§ **Given exercise**
From the entries below, gather each line containing the word "image".

§ **Records shown**
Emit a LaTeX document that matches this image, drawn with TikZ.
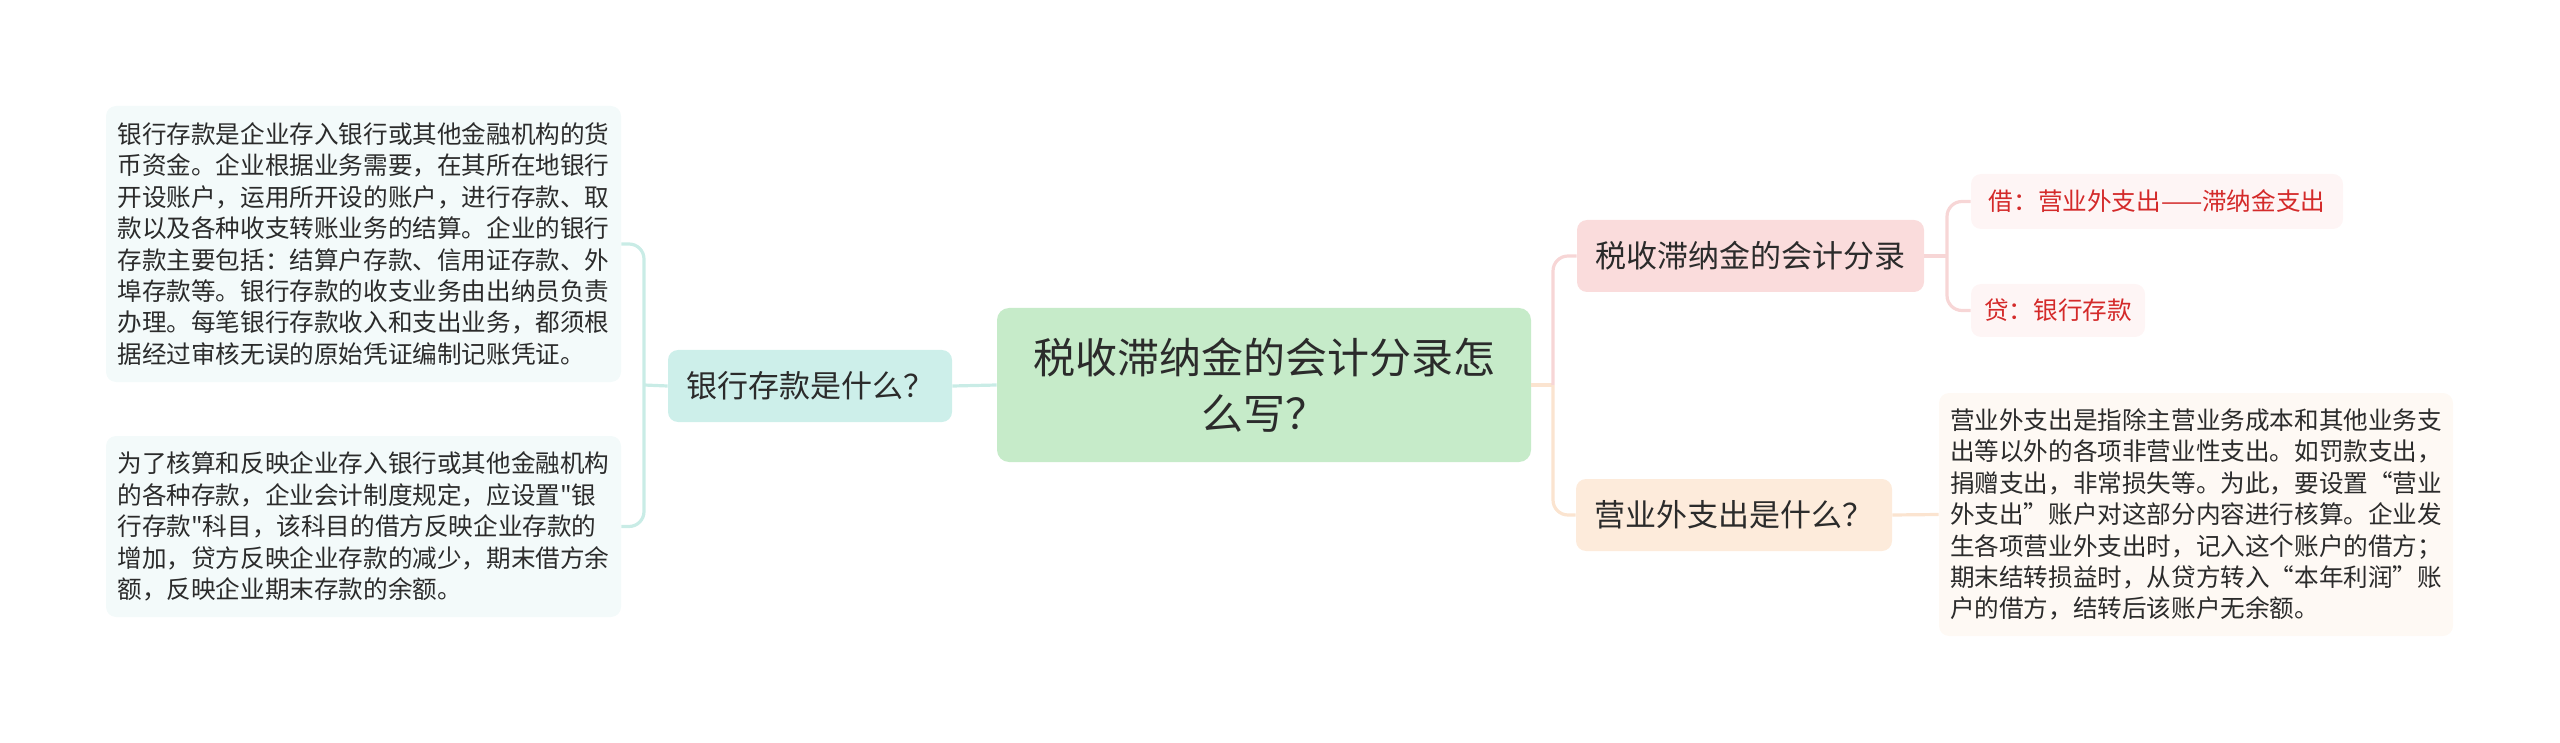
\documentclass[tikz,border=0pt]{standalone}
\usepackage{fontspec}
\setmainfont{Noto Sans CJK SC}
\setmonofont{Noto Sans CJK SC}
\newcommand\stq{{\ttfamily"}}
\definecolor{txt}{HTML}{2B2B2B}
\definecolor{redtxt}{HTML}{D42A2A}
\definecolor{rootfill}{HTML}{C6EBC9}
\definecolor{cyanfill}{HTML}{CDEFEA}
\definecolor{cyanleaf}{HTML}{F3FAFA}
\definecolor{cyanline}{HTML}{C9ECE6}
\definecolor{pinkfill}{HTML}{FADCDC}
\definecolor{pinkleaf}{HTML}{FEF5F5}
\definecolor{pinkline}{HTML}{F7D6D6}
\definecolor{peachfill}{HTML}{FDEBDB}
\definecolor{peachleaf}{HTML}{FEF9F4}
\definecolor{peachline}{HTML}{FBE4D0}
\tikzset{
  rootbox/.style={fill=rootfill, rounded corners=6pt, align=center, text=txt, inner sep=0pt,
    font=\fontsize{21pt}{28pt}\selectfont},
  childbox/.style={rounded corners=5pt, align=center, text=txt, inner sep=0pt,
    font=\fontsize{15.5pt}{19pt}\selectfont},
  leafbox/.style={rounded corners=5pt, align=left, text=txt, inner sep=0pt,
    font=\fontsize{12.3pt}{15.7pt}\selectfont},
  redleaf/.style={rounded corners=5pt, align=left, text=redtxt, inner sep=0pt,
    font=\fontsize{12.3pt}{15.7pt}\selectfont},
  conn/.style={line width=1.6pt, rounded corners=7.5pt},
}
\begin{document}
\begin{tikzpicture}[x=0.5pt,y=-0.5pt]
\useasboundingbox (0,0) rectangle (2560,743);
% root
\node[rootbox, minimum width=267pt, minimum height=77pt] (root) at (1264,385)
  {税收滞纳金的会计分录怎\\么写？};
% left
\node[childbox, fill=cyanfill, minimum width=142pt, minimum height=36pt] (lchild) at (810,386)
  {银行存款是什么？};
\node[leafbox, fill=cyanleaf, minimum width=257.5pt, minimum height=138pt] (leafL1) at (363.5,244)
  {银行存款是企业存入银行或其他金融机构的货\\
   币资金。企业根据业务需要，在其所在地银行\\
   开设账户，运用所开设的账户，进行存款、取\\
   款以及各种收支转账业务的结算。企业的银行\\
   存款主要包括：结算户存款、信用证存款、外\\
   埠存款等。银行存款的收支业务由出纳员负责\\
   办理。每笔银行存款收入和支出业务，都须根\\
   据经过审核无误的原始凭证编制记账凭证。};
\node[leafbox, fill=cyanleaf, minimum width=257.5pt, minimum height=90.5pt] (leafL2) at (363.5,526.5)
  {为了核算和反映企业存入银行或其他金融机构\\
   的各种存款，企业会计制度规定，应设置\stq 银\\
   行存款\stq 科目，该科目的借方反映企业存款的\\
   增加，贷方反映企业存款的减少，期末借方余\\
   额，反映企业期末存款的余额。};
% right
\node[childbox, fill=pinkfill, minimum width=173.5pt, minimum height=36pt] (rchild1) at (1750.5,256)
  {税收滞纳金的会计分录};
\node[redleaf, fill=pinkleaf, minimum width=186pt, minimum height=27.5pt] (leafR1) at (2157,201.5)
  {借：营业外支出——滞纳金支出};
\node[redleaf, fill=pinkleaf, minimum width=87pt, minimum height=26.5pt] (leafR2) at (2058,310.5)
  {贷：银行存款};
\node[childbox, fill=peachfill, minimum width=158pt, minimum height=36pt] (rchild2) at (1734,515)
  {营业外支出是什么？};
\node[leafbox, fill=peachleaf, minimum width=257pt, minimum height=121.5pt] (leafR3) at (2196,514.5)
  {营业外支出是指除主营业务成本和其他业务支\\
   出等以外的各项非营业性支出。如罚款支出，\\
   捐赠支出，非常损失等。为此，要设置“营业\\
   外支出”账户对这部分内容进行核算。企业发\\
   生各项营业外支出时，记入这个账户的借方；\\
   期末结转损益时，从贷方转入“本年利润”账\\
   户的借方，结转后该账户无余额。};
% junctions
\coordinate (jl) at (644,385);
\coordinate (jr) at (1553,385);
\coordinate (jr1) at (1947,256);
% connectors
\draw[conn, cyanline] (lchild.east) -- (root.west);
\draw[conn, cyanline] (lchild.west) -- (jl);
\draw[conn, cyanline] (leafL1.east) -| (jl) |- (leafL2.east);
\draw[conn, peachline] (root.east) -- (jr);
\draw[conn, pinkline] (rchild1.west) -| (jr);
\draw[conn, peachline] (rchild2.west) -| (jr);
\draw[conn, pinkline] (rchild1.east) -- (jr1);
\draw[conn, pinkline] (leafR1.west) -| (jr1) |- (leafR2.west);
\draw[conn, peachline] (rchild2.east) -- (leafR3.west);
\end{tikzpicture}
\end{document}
---
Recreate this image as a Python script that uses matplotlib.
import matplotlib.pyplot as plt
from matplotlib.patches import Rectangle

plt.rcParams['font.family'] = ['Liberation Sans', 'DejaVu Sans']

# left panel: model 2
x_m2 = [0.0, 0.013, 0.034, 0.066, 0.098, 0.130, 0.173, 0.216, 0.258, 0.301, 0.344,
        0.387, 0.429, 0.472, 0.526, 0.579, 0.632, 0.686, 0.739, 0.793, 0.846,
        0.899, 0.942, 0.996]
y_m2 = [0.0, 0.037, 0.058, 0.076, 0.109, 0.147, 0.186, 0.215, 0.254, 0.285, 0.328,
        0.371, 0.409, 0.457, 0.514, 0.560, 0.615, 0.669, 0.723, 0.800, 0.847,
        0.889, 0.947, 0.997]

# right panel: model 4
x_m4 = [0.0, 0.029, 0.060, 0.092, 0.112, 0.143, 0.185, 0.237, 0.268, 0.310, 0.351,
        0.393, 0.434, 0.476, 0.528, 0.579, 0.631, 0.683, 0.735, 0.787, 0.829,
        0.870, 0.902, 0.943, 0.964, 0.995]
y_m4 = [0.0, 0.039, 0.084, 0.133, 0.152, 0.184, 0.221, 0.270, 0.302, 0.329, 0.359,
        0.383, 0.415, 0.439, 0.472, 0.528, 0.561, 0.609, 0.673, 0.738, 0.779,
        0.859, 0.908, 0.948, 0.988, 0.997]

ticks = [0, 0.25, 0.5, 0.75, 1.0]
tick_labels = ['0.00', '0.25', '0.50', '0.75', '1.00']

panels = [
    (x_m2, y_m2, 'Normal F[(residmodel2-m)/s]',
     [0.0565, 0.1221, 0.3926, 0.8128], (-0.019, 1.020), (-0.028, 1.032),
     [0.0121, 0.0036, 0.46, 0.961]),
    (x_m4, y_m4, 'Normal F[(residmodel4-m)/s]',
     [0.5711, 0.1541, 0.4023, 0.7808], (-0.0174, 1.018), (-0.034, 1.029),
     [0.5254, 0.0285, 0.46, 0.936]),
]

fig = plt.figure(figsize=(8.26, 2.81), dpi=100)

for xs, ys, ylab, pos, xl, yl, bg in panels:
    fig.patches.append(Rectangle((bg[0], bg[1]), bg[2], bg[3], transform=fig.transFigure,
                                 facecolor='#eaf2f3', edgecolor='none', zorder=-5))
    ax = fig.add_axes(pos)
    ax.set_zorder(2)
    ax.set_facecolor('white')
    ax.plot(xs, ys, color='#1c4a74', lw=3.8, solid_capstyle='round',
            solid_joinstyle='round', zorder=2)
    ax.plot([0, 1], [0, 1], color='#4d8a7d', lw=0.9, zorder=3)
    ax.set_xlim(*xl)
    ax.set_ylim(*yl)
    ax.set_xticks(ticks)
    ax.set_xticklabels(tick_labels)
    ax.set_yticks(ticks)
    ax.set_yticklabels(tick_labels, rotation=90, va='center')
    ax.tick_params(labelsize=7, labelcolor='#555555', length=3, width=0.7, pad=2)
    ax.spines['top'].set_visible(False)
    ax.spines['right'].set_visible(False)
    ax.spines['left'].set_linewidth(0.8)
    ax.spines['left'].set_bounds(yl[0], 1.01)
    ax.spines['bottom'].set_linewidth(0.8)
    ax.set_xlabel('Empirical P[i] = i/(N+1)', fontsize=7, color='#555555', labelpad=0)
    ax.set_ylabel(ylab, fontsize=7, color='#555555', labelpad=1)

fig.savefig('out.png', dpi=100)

§ **Task solution**
Emit a LaTeX document that matches this image, drawn with TikZ.
Recreate this image as a Python script that uses matplotlib.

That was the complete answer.